RECORDS TO PROCESS:
· · · · · · ·

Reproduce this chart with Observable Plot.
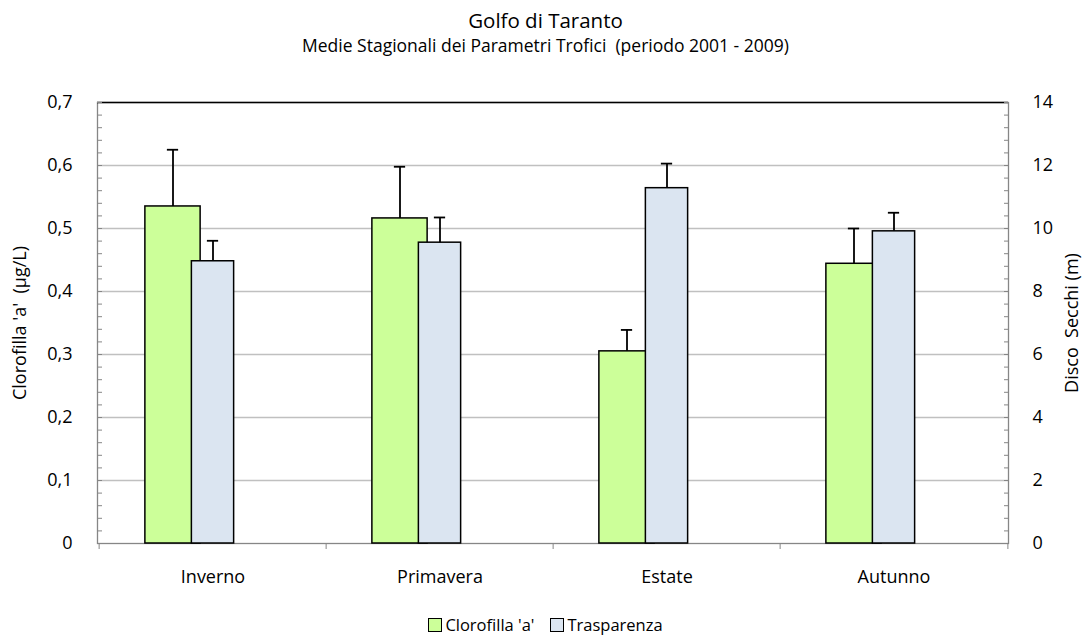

· · · · · · ·

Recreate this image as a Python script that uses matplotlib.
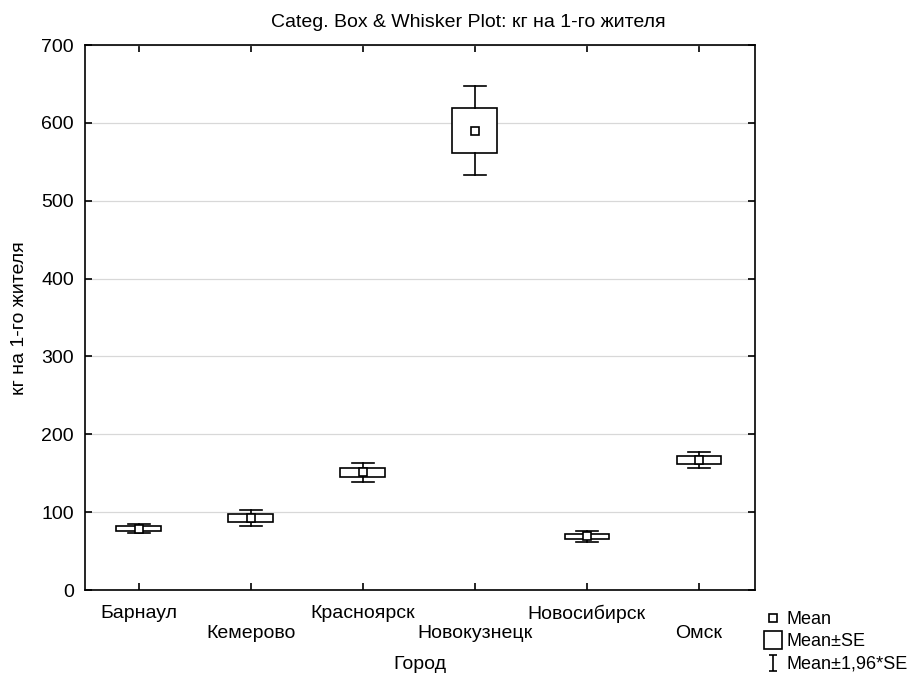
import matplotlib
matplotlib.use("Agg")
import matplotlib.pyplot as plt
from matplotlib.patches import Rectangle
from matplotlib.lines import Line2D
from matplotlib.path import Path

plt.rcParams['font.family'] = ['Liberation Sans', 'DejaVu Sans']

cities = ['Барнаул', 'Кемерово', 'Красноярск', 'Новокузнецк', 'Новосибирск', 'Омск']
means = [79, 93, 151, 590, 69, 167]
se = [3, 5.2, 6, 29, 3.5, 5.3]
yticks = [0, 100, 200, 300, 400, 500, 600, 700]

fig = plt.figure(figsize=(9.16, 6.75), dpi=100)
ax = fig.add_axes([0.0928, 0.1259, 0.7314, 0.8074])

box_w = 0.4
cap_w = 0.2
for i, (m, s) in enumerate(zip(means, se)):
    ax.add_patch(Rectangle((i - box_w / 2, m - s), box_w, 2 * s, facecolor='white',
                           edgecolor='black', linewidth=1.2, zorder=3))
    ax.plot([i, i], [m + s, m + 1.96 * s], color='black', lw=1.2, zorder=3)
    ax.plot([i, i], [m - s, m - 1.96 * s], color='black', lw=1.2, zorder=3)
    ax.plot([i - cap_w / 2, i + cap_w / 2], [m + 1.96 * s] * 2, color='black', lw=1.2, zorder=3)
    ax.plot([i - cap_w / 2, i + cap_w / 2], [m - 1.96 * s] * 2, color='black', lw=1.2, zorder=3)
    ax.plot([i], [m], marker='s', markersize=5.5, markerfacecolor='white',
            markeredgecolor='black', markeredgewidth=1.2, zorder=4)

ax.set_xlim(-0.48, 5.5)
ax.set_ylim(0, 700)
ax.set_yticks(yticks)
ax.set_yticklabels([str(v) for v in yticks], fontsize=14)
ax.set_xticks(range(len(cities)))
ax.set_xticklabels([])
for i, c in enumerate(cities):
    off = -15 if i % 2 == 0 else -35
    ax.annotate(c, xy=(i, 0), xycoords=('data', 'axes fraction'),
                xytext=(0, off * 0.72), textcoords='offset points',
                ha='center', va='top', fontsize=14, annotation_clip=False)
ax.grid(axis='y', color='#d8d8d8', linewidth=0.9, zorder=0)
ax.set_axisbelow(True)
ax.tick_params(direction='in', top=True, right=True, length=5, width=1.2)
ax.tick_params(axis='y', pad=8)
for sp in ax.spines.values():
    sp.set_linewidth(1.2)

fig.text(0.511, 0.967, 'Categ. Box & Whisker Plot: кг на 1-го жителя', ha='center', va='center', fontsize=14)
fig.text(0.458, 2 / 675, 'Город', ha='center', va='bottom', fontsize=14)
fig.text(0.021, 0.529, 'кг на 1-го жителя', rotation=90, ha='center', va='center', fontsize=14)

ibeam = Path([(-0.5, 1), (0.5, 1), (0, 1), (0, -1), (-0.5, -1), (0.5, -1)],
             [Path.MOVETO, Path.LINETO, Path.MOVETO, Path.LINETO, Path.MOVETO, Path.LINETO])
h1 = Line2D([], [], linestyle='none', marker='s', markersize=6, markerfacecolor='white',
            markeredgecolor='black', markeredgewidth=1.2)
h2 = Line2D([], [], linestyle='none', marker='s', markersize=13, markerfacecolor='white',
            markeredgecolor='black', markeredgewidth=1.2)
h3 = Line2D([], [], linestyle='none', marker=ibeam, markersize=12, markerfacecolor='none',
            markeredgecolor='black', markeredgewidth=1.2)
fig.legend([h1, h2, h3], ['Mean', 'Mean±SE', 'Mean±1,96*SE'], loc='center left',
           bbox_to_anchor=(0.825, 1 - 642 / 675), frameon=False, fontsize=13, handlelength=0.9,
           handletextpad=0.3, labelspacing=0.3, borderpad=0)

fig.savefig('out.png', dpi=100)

· · · · · · ·

SHORT PROBLEM: Out of the records above, set down only the lines from the one that contains "Recreate this image" through the one that contains "yticks = [0, 100, 200, 300, 400, 500, 600, 700]", unchanged and without the pictures.

ANSWER FOR THE TASK:
Recreate this image as a Python script that uses matplotlib.
import matplotlib
matplotlib.use("Agg")
import matplotlib.pyplot as plt
from matplotlib.patches import Rectangle
from matplotlib.lines import Line2D
from matplotlib.path import Path

plt.rcParams['font.family'] = ['Liberation Sans', 'DejaVu Sans']

cities = ['Барнаул', 'Кемерово', 'Красноярск', 'Новокузнецк', 'Новосибирск', 'Омск']
means = [79, 93, 151, 590, 69, 167]
se = [3, 5.2, 6, 29, 3.5, 5.3]
yticks = [0, 100, 200, 300, 400, 500, 600, 700]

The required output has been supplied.